Government never changed the standpoint it took at the United Nations World Conference Against Racism (WCAR), held in Durban, South Africa in September 2001. We simply filled in the blanks and used that as our point of departure. Slavery was a crime against humanity, and that has no statute of limitations, he said.

He expected a tedious process, but said he was in for the long haul.

We have to set up the organization, start the dialogue with our community and then be ready to tackle whatever will be thrown at us by the institute the Dutch Government will appoint to talk to us, he said. Fact is that reparations are due because our ancestors suffered material and immaterial damage.

Asked whether he thinks compensation should be in the form of funds or in the form of projects that help the ancestors of slaves bridge disadvantages, he said: Well that's what we need to start the dialogues for.

Talk of slavery reparations has been ongoing for a while, but this is the first time that an actual request has been submitted with the Dutch Government. The committee finds many likeminded individuals in the region.

Pro-vice Chancellor of the University of the West Indies (UWI), Sir Hilary Beckles recently made a case for slavery reparations in his book, titled Britain's Black Debt: Reparations owed the Caribbean for Slavery and Indigenous Genocide.

Calls have also been made for compensation in Guyana, Antigua and Barbuda, Jamaica.

St Vincent and the Grenadines Prime Minister Dr. Ralph Goncalves has also weighed in on the issue, saying that the Caribbean must remain part of the leadership on the debate of reparation for slavery.

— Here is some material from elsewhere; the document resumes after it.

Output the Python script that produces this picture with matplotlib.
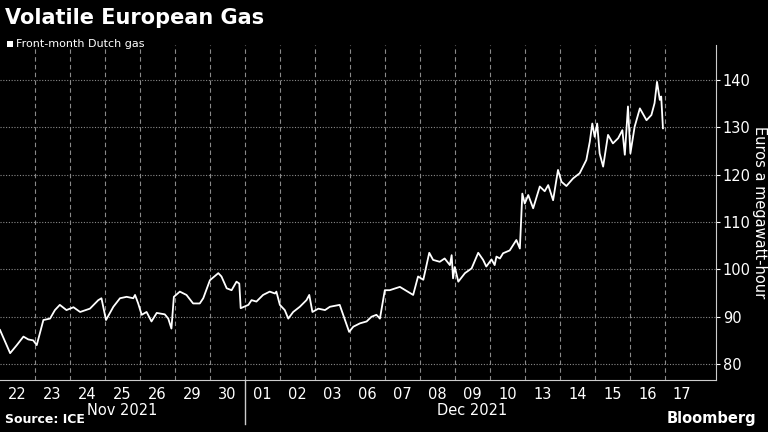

Zunder said he felt reinforced because the reparations issue being a hot topic in the Caribbean.

Our countries are all former colonies. Slavery and reparations are a shared history and reparations are a topic we can approach together. There is movement to have it become an agenda point for the Heads of Government to discuss, he said.

The process is developing and the good thing about it is that the Caribbean governments are starting to get involved, which gives us a stronger platform to work from. So far we have been footing the bill ourselves, he said.